Exercise directions:
What lines of the data include the string "this"? Copy them all.

Records to use:
——————

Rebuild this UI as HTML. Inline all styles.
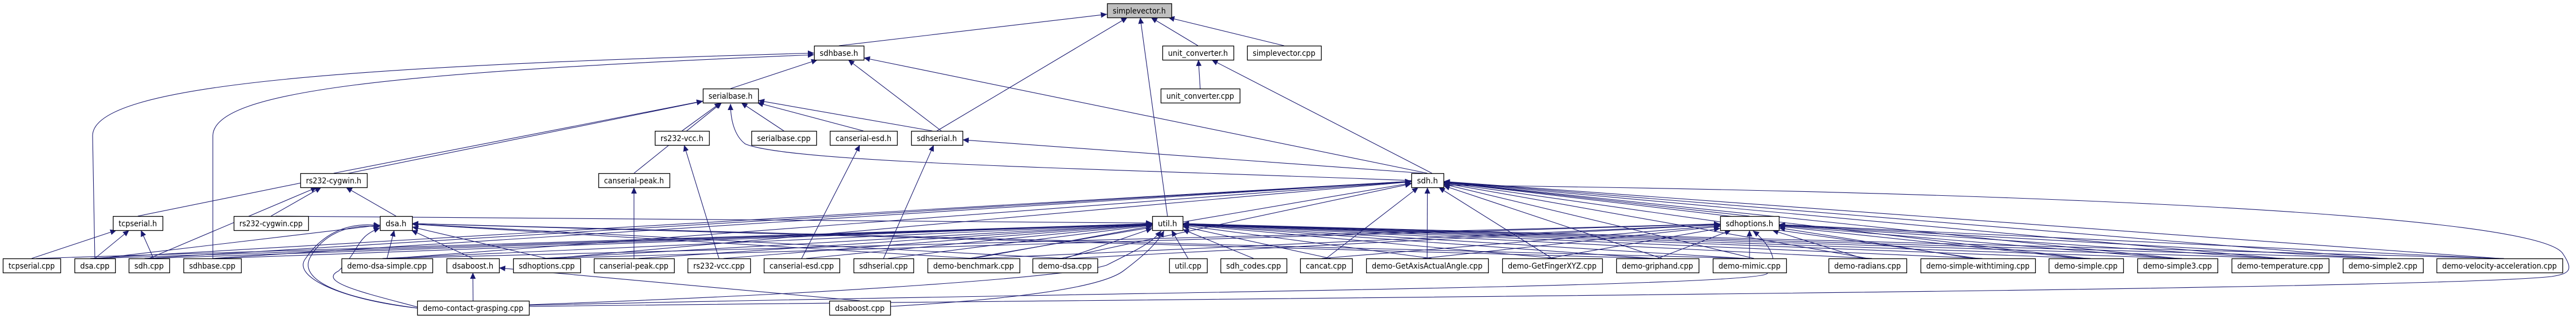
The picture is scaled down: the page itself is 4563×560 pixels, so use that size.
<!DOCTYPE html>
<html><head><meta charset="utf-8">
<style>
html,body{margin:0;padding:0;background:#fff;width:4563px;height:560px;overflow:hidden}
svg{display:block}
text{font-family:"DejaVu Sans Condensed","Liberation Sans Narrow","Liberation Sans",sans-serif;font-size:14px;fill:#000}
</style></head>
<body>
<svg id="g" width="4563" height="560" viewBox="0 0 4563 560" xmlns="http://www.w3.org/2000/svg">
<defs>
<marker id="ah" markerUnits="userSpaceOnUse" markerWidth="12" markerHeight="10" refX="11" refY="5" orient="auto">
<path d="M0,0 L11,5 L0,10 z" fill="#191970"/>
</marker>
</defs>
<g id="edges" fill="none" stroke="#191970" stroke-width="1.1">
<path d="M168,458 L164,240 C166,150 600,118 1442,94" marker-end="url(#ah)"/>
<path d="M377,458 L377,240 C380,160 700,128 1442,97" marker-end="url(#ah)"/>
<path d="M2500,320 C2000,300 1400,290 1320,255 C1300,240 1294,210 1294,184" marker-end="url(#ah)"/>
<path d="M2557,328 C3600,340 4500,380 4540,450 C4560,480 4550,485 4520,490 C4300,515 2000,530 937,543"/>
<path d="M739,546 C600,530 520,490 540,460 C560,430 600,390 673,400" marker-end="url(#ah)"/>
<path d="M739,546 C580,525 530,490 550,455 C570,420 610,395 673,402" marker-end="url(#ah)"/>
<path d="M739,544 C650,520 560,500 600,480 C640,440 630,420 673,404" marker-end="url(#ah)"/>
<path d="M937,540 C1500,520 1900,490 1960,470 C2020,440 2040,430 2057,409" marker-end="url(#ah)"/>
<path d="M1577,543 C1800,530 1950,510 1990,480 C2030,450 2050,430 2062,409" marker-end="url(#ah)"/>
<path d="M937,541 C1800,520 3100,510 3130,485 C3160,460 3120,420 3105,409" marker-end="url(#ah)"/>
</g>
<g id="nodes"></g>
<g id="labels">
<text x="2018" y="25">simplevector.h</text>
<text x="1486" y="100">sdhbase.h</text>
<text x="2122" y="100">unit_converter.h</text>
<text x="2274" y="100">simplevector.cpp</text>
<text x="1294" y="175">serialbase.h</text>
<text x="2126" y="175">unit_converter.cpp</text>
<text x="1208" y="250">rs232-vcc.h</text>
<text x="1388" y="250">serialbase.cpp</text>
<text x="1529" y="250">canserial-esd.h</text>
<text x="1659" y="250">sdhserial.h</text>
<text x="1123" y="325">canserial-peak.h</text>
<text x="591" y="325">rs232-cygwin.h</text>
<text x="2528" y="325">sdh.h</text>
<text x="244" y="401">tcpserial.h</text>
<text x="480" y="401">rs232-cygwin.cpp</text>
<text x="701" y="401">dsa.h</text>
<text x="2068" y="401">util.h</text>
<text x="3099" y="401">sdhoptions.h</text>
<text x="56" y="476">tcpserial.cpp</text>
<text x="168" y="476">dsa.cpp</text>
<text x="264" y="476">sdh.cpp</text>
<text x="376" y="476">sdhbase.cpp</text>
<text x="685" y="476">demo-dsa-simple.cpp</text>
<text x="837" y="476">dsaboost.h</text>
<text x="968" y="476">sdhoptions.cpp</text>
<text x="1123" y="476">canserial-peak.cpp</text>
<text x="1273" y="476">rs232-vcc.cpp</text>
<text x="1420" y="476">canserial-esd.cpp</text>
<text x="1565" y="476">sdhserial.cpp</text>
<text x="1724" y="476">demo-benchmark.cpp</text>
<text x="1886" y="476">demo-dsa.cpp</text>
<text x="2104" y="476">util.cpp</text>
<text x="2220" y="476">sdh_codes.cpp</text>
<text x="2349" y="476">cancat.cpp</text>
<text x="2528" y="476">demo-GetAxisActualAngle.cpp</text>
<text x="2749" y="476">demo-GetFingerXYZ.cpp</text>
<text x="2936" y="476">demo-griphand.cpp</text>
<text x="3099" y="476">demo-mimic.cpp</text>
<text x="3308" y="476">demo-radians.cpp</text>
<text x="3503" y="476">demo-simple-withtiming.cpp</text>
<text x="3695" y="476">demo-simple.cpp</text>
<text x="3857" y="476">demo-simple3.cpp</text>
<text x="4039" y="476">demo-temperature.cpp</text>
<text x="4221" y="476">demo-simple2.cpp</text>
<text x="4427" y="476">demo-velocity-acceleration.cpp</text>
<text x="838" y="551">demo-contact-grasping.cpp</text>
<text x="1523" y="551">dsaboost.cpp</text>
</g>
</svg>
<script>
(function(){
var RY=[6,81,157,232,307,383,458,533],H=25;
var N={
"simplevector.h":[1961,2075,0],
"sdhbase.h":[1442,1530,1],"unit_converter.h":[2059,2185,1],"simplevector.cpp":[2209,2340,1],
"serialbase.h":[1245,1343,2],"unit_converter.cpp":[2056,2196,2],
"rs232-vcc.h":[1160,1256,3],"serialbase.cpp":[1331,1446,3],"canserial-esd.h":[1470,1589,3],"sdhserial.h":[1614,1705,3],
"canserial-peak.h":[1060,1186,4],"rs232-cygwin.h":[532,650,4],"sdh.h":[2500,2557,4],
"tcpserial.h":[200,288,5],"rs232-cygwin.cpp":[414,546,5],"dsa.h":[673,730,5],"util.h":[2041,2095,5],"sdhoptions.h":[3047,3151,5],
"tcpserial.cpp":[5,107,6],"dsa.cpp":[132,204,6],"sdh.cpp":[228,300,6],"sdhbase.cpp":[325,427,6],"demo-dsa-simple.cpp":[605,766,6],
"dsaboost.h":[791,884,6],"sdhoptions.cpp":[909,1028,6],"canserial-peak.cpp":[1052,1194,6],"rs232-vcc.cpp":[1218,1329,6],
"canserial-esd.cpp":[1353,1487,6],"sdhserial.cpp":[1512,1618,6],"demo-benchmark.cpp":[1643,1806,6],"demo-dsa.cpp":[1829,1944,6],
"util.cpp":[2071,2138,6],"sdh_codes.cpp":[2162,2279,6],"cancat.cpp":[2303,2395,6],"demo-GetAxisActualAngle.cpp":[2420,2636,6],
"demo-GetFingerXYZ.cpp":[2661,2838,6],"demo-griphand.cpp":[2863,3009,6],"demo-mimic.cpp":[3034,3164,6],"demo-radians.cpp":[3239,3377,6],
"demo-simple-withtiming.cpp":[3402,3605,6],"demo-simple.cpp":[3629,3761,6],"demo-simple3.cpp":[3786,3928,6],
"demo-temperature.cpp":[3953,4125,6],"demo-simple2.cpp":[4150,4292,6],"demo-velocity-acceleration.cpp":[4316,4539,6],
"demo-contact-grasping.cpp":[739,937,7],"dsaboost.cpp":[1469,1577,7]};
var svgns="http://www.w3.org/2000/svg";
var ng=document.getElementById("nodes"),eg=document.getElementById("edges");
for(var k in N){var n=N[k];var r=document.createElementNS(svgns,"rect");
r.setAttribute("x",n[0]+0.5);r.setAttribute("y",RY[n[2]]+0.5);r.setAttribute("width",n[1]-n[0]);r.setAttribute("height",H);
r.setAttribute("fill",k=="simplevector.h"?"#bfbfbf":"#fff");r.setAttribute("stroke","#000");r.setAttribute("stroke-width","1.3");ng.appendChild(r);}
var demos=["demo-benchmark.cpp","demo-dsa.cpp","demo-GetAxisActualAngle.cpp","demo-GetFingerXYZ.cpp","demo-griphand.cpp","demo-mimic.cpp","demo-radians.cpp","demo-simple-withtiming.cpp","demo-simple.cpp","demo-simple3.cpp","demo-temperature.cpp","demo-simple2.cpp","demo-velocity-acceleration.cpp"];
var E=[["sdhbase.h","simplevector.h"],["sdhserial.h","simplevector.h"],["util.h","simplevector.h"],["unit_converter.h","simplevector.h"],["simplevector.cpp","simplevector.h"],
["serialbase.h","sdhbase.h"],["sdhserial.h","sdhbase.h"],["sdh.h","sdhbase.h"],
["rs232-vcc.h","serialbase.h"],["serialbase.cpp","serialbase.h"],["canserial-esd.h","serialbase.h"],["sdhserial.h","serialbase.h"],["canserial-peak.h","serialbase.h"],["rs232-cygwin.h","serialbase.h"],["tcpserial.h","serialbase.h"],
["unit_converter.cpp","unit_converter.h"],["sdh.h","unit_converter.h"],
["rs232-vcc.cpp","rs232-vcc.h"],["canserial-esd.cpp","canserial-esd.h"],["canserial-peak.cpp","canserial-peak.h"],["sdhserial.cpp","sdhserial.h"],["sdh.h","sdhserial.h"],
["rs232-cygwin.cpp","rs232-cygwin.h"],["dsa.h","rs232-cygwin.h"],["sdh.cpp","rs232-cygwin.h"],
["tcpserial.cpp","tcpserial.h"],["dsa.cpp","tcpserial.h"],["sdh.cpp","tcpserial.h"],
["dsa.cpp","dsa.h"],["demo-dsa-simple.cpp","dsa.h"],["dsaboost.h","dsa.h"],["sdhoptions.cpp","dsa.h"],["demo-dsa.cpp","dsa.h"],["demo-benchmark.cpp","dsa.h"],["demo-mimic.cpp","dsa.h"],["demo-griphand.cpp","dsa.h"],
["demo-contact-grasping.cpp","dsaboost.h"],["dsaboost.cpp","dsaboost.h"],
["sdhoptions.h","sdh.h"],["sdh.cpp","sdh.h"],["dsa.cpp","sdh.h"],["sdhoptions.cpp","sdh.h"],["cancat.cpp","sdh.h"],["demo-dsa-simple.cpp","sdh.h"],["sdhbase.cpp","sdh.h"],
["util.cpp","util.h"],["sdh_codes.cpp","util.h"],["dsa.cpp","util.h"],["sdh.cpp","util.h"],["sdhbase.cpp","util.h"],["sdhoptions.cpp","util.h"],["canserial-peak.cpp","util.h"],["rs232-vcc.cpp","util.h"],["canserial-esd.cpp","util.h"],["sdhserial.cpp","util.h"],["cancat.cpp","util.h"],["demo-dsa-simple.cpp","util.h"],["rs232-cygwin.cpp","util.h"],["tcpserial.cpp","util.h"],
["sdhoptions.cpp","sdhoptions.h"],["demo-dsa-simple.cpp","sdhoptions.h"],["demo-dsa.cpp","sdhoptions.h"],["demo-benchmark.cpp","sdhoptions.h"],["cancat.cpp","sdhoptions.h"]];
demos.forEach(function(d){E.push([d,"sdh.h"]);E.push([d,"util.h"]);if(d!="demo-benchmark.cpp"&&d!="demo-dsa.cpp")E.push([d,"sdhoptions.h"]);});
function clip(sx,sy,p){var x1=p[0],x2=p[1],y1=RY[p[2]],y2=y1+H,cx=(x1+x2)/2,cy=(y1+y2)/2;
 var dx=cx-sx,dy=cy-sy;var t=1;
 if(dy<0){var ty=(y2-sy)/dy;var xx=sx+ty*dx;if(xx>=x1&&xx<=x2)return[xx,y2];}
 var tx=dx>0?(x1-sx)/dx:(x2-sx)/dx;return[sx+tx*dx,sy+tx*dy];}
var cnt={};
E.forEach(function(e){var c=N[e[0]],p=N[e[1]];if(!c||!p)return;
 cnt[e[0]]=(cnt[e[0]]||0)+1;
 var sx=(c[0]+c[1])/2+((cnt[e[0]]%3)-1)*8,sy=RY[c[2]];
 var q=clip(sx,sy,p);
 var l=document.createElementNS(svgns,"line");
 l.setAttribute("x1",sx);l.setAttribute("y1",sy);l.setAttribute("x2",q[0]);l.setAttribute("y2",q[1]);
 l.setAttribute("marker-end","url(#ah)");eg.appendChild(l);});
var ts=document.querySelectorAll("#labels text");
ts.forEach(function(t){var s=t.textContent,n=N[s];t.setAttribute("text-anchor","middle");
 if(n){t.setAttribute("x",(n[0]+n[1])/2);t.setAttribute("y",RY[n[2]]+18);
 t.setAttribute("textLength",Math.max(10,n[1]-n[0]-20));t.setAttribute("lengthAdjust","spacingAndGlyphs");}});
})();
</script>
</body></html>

——————

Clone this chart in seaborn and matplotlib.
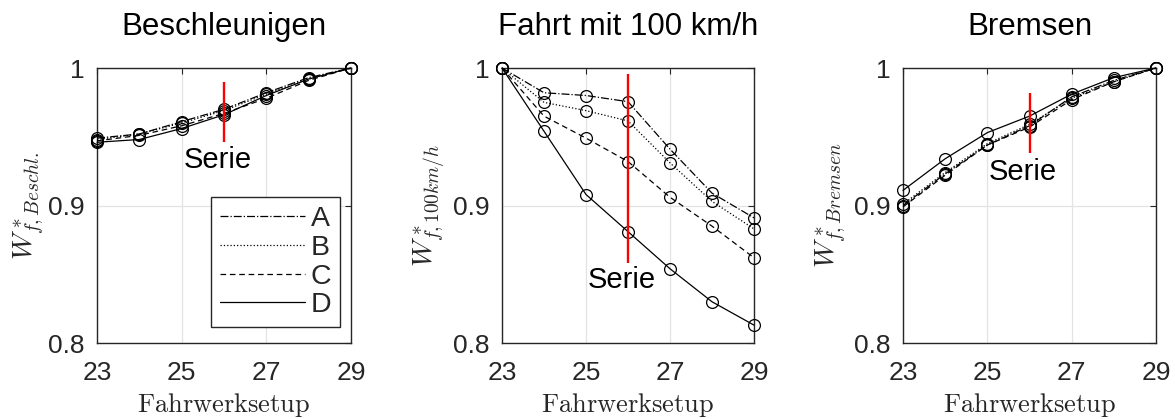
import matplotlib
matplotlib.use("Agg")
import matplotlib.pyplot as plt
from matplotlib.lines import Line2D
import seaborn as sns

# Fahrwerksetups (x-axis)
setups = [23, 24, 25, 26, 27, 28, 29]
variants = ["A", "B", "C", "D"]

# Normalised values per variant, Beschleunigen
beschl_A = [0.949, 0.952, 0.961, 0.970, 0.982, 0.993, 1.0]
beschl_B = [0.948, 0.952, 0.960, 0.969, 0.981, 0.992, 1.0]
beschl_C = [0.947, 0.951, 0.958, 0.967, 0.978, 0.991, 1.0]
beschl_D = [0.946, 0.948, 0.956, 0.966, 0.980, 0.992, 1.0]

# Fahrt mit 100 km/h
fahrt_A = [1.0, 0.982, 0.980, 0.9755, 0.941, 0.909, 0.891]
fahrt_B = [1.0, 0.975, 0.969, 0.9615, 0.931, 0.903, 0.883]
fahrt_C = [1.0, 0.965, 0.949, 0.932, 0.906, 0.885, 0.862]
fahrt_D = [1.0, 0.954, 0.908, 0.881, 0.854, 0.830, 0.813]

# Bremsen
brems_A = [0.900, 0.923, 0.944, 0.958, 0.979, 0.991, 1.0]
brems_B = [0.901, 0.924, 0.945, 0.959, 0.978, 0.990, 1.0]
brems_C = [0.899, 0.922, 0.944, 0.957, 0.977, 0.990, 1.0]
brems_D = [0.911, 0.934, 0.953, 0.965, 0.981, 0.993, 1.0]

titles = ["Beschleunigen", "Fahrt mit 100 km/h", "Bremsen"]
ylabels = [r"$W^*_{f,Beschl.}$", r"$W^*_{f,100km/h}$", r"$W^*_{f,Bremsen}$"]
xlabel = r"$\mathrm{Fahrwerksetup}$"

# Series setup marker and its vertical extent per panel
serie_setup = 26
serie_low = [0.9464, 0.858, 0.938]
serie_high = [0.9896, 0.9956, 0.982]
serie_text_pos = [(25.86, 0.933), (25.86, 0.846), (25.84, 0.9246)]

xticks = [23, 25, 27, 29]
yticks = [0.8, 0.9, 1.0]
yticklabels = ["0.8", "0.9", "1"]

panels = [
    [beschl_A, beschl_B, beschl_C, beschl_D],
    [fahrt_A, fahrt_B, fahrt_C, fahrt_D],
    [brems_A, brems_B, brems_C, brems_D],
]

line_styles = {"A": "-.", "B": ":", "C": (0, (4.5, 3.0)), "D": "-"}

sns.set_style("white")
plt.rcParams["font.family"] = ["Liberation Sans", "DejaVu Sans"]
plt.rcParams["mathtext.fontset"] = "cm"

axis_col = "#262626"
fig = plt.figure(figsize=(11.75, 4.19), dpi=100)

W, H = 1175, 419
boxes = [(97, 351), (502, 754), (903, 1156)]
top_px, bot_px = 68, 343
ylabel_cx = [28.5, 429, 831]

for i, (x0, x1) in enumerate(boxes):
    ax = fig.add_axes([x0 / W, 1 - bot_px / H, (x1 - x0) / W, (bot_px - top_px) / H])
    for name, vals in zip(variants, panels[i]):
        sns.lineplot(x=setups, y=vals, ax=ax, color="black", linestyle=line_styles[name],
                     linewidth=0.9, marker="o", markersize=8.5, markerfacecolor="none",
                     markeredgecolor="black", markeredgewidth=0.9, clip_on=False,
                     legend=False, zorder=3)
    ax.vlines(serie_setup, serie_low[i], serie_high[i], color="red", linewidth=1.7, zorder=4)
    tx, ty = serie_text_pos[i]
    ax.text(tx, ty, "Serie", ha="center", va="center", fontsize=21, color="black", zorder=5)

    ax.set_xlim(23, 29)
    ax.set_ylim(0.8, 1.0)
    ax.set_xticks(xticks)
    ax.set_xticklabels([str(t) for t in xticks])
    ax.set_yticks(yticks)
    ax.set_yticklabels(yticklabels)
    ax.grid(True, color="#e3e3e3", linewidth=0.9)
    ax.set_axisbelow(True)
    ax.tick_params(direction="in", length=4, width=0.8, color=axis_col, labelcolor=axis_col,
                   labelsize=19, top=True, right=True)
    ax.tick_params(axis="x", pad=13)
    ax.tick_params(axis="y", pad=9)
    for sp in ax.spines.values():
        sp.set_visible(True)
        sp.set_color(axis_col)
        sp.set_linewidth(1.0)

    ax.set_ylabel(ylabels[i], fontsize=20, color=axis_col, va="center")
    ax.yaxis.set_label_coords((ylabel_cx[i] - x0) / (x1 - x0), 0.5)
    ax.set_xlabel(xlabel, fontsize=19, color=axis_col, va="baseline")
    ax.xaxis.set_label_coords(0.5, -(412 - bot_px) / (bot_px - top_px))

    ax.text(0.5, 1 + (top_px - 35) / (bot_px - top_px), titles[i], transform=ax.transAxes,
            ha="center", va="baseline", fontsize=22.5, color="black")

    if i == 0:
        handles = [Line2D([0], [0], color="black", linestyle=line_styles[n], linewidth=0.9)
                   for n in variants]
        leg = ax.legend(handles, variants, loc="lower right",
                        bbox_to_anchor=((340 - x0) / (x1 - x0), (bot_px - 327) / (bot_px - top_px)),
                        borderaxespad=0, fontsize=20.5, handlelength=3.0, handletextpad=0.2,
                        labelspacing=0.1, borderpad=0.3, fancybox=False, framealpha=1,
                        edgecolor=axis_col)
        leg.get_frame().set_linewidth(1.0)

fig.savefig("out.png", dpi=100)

——————

Answer to the exercise:
Rebuild this UI as HTML. Inline all styles.
Clone this chart in seaborn and matplotlib.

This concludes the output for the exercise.